The process for choosing a color in Menu Light is different for Windows PCs (Figure 4-26, left) and Macs (Figure 4-26, right). For the menu portion of this tutorial, you’ll specify colors as Red, Green, Blue (RGB) values.
On Windows PCs you see the operating system’s familiar color picker with swatches on the left and a spectrum square on the right. Below that, boxes let you specify color as a hex value, an HSL value, or a Red, Green, Blue (RGB) value. For this tutorial, use the RGB system.
When you click a color swatch on Macs, you see familiar color picker options. Choose your color using the color bar sliders (second button from left in the Colors window). Then, from the drop-down menu, choose RGB Sliders.
For the Normal menu link, set the RGB values as follows:
For Items, use 70, 133, 49.
For text, specify 242, 229, and 194.
As a finishing touch, turn on the border checkbox and set the border color to match the text (242, 229, and 194).
With these settings, buttons in their normal state have a green background and a dark gray border. The text is the same light color you used at the bottom of the page for the copyright background. For the menu’s mouseover state, you’ll swap the text and background colors.
Figure 4-26. Advanced CSS Menu Light uses your operating system’s color picker. That means it looks different for Windows PCs and Macs, even though you enter the same red, green, and blue (RGB) values. Left: For Windows PCs, type the color values in the circled boxes. Right: For Macs, choose the color bars (circled) and RGB sliders. Then, type the color values in the Red, Green, and Blue boxes.
Move to the Mouseover color swatches. Set the Item color to 242, 229, 194 and the text color to 70, 133, 49.
Reversing colors is a good way to provide feedback for rollover items. In the next step, you increase the size of the button text.
Click the Text tab and then, in the Face (think typeface) drop-down menu, choose “Verdana, Geneva, sans-serif.” Turn on the B (Bold) buttons next to Normal and Over, set the size of the text to 14px, set the Transform menu to Uppercase, and then set “Align menu” to Center.
CSS menus don’t currently recognize web fonts, so choosing “Verdana, Geneva, sans-serif” is a reasonable substitute for pt-sans. The bold and size settings make the button text easier to read. The Uppercase setting makes the text for all the items uniform in appearance. The Top Menu Text settings should now match Figure 4-27.

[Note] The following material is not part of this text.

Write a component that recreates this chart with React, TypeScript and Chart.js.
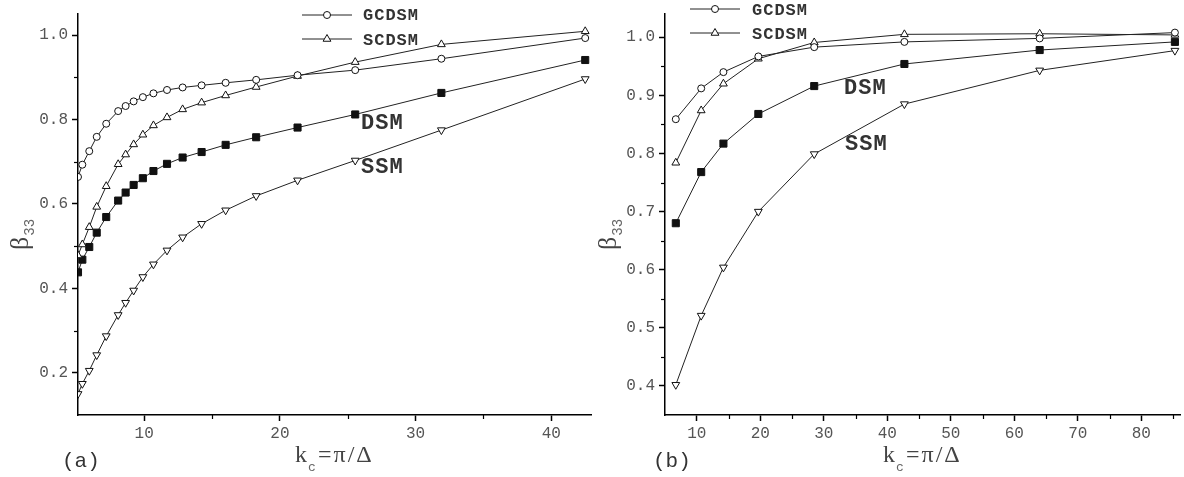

You style submenu items separately from top menu items. That’s next on the agenda.
In the list, click Submenu and then click the Style tab. Set the background and border colors to RGB (242, 229, 194).

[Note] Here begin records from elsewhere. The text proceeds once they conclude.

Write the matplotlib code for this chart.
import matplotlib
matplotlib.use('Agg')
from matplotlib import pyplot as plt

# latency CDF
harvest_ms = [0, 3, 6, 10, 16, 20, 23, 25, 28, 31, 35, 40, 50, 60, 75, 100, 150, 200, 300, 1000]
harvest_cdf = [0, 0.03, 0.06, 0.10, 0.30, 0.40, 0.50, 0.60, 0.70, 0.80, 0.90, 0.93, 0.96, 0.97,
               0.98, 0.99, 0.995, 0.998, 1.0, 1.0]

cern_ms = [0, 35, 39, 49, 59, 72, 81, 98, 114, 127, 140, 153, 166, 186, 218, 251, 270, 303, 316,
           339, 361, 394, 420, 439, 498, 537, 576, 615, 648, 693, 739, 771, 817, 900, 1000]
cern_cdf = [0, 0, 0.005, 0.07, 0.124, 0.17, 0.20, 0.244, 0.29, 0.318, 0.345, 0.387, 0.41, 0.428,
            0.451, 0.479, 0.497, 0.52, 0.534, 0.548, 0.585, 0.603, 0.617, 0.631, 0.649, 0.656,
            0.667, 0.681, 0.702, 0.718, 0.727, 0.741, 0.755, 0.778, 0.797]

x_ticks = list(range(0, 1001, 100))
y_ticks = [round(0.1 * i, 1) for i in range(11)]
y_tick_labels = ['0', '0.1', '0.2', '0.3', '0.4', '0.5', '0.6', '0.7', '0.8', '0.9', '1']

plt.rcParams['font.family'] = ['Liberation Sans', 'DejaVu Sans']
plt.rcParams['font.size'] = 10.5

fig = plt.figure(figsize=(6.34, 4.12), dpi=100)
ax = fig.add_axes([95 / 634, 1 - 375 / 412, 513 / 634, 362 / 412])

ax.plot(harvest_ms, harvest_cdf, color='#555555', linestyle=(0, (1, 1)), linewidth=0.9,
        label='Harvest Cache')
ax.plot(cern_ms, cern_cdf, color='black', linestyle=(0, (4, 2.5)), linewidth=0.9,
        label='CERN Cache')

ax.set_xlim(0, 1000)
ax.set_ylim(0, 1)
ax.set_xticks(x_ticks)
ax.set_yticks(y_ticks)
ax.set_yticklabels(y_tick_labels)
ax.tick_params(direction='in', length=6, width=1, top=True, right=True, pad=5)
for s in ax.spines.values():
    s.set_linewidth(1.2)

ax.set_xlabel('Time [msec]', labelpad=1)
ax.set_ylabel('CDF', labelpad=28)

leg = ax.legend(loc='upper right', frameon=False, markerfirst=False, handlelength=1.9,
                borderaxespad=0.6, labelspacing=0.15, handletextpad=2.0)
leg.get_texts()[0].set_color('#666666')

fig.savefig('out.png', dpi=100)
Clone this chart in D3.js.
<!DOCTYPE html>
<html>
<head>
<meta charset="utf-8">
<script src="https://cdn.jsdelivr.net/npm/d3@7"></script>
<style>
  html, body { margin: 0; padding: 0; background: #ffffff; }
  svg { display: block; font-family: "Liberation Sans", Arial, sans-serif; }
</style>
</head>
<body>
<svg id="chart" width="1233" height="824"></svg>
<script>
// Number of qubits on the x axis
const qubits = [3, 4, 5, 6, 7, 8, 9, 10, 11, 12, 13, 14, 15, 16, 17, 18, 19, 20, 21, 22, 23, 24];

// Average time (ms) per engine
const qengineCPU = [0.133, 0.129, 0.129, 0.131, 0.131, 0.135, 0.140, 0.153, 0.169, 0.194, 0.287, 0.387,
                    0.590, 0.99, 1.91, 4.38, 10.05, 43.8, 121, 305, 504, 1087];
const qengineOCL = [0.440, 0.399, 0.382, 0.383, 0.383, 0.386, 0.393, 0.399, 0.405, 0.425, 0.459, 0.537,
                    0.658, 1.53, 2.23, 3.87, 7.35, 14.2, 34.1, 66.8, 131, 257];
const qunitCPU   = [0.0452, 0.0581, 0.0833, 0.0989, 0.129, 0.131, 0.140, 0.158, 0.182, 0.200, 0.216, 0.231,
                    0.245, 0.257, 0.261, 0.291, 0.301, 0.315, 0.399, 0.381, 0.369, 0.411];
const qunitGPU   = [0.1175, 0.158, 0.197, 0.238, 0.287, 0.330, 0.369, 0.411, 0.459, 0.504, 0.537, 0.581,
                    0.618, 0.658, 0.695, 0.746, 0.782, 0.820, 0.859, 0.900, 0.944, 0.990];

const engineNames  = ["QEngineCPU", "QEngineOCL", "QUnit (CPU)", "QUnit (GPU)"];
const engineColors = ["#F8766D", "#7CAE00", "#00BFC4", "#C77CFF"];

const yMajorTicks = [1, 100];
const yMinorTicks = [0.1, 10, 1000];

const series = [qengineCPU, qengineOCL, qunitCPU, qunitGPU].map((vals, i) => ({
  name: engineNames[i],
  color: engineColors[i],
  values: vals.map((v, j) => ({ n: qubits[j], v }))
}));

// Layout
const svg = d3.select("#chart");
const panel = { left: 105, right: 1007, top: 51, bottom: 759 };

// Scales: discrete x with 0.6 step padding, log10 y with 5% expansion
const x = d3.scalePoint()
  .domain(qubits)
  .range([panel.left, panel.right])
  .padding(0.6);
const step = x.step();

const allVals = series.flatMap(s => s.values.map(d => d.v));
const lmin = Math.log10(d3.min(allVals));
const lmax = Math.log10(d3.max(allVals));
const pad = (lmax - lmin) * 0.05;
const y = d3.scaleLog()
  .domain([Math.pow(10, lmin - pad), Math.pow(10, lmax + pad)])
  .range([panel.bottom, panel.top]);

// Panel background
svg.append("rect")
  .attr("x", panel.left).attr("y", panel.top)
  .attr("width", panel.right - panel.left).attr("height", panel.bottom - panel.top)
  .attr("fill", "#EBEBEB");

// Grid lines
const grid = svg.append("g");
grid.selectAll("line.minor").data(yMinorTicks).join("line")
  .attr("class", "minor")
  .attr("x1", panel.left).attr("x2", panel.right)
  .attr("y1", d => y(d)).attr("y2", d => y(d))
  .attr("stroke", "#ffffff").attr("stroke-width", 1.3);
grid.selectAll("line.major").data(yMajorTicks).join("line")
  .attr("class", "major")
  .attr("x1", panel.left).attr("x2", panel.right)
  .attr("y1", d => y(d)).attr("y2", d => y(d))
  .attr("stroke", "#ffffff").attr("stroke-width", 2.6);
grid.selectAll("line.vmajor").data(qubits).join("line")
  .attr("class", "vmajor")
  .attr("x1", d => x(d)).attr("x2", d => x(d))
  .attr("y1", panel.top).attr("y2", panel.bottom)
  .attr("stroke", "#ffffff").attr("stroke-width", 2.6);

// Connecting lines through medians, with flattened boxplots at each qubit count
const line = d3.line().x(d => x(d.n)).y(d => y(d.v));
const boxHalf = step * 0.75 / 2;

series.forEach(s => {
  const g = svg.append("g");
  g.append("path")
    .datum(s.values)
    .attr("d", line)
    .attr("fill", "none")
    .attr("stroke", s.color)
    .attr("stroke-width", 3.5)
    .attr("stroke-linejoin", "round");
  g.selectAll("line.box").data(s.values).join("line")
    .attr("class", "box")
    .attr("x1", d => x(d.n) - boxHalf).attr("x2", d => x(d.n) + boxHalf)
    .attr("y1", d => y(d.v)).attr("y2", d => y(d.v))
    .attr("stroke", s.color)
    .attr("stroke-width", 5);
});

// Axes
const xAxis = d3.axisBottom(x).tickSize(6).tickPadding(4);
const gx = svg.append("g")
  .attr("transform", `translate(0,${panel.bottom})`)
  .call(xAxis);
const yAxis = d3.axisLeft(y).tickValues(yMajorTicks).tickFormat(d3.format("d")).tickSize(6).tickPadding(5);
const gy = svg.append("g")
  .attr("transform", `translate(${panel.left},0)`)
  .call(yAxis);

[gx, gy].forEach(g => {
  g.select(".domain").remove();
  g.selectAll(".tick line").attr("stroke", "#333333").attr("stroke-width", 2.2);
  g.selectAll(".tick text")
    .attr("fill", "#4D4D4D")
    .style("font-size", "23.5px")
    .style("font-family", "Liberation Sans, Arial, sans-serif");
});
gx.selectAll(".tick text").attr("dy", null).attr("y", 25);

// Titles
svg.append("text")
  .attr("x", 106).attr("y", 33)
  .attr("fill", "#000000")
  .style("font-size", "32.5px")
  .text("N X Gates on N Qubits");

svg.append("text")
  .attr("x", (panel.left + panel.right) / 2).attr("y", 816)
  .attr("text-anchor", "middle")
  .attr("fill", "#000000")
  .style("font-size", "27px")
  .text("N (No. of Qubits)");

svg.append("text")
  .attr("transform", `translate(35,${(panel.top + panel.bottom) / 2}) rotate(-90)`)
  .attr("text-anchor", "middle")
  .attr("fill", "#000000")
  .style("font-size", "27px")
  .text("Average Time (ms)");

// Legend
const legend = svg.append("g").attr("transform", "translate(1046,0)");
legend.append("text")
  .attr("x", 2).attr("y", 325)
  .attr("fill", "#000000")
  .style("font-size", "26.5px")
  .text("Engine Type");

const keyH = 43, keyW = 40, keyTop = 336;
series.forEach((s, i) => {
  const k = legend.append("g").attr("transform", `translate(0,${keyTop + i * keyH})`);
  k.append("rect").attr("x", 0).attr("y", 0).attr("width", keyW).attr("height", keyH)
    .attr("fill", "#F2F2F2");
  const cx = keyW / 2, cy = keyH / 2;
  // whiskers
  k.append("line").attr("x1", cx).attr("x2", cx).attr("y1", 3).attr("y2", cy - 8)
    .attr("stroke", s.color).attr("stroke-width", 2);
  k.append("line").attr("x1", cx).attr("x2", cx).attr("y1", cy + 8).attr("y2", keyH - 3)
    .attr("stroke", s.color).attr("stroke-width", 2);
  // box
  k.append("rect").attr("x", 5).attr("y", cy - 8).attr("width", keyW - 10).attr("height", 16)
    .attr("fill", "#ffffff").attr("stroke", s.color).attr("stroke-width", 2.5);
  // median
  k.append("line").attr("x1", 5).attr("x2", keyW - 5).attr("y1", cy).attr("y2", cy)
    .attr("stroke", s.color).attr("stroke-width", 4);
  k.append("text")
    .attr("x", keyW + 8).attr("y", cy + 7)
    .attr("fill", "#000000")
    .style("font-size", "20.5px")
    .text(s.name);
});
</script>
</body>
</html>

You can use dramatically different colors for submenus, but that can be distracting. In this case, you’re styling the submenu to complement the colors in the Top Menu.
In the list under Submenu, click Regular Items. In the Size & Position tab, set the width to 100px, the height to 27px, and the spacing to 3px.
This width—100px—matches that of the top menu, while the height makes the submenus a tad shorter than the top menu. The spacing lets the submenu background show through. In effect, this creates a matching border around each of the submenu buttons.
In the Colors tab, set the Normal colors to match the Normal colors in the top menu.
For Items, use (70, 133, 49).
For text, specify (242, 229, 194).
For the border, use (242, 229, 194).
Next, pick the colors for the Mouseover (hover) state.
For the Mouseover state, set the Item color to “242, 229, 194” and the text and border colors to “70, 133, 49.”
The button’s background and text switch colors when a guest mouses over the item.
Click the Text tab. In the group of fonts at the top of the window, set Face to “Verdana, Geneva, sans-serif,” and the font size to 12. Turn on the bold setting (click the B button) for the Normal and Over states, set the Transform menu to Uppercase, and then set the Align menu to Center.
The text for the submenu will be a little smaller than the text for the Top Menu, but the other characteristics will match.
Click OK.
Menu Light rewrites the soylent_menu.css file to match your specifications.
Note
If you don’t see the changes immediately in your document, it may be because Dreamweaver hasn’t loaded the changes from the CSS file. If that’s the case, follow these steps. Choose File→Save All Related Files. That command may not be available if you used it recently. If that’s the case, choose File→Save All. Click the Live view button and then, in the document toolbar, click Refresh to reload the HTML and CSS files.
Choose File→Save All.
You save any changes made to index.html and to your CSS files. The next step is to add your menu to the other pages in your website.
You’ve built a menu that links the pages in your site. The problem is that those pages don’t have the same navigation bar. Fortunately, it’s easy to add an existing menu to a web page. After all, the CSS file soylent_menu.css has all the formatting your menu needs, and Menu Light’s definition file, soylent_menu.ajm, stores the menu description.
Choose File→Open and select about.html.
You need to have a web page open in the document window to add an existing menu.
In the banner, click after the word “Green.”
This positions the cursor where you want to insert the menu.
Choose Insert→Ajatix→Advanced CSS Drop Down Menu Light.
Menu Light’s Start Wizard offers two options, “Create a new menu” and “Insert an Existing menu.”
Click “Insert an existing menu” and then click OK.
The dialog box closes and the Open Menu window appears, where you can select a file.
Choose soylent_menu.css and then click Open (Select for Macs).
The menu editor appears, where you see the Menu Editor and Style Editor tools. You don’t need to make any changes at this point.
Click OK.
The menu editing window closes and Menu Light adds your menu to the page.
Choose File→Close. When prompted to save your page, click Yes.
Menu Light saves and closes your web page, complete with its shiny new menu.
Repeat steps 1 through 7 for each page in your site.
Once all the pages have the same menu, visitors will find it a snap to jump from one to the other.